start PROVIDED MATERIAL
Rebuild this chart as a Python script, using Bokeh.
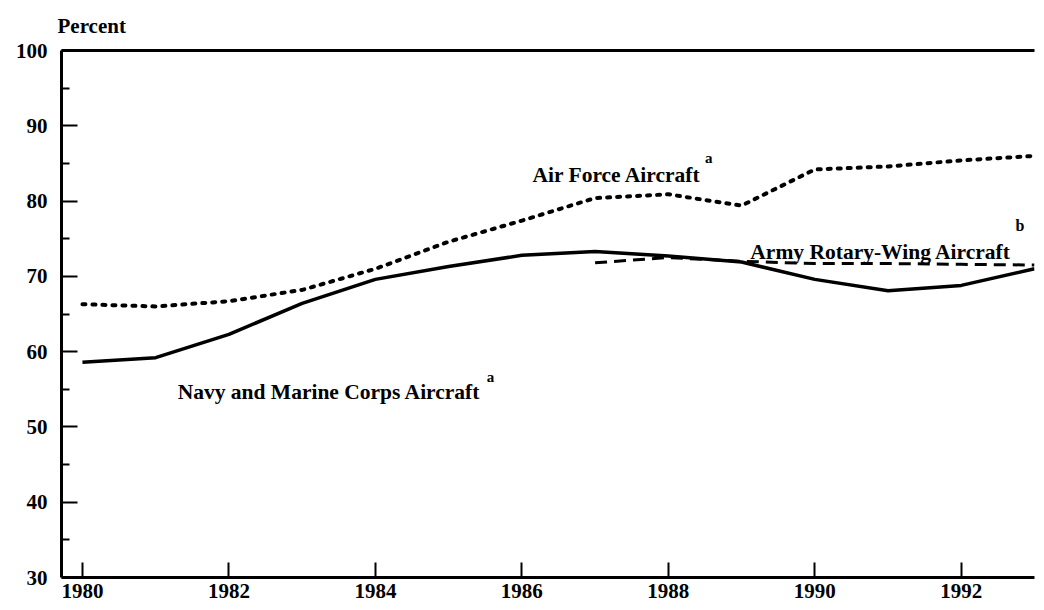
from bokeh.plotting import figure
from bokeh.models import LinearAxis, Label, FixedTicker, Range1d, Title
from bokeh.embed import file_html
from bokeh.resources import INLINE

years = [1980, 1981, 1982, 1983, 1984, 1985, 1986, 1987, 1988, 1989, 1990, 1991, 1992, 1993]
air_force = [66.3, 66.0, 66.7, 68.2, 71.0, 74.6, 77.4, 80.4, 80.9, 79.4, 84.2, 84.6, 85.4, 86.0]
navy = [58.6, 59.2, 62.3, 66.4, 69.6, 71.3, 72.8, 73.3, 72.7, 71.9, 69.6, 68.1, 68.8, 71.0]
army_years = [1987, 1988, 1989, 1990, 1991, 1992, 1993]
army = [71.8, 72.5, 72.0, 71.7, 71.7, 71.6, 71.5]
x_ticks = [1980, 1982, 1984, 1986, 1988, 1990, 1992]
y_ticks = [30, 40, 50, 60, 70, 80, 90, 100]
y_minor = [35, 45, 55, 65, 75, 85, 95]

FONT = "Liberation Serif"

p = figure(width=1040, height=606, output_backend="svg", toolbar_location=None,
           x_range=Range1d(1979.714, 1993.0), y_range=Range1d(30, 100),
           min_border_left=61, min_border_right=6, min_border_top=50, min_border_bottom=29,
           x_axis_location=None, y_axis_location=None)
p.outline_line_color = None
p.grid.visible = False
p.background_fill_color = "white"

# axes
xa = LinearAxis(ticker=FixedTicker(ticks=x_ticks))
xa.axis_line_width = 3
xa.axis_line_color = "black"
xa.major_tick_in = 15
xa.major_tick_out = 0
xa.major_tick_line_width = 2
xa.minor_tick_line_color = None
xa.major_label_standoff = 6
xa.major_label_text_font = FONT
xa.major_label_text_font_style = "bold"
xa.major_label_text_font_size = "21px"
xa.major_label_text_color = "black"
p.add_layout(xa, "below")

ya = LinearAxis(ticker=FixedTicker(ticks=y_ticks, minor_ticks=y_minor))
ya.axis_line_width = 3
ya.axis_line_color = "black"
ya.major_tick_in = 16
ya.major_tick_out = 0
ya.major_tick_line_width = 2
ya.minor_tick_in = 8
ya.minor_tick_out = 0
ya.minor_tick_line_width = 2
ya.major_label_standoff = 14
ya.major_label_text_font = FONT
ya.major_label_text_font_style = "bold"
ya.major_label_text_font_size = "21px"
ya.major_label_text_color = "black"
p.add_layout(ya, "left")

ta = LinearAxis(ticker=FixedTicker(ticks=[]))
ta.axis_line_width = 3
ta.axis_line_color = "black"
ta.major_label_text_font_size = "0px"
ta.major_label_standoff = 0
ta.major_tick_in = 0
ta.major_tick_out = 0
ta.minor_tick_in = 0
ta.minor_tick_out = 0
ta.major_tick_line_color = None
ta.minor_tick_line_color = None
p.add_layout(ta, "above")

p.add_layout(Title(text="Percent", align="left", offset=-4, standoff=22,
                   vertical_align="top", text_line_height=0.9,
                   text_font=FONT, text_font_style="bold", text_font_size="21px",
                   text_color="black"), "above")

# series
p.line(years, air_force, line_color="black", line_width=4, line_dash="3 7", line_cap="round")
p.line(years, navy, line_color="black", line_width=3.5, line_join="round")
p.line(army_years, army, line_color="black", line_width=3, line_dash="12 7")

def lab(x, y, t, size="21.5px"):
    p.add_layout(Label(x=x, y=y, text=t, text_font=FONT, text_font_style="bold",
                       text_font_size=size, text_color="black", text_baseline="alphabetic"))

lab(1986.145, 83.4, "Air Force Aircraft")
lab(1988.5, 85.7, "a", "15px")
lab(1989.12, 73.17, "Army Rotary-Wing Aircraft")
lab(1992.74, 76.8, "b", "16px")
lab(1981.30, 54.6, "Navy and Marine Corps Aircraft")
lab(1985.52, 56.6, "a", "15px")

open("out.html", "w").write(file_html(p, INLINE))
end PROVIDED MATERIAL
WORK TO COMPLETE: Return only the lines from the start of the data through the line that contains "from bokeh.resources import INLINE", please, copying them exactly and omitting all pictures.

WRITTEN SOLUTION:
Rebuild this chart as a Python script, using Bokeh.
from bokeh.plotting import figure
from bokeh.models import LinearAxis, Label, FixedTicker, Range1d, Title
from bokeh.embed import file_html
from bokeh.resources import INLINE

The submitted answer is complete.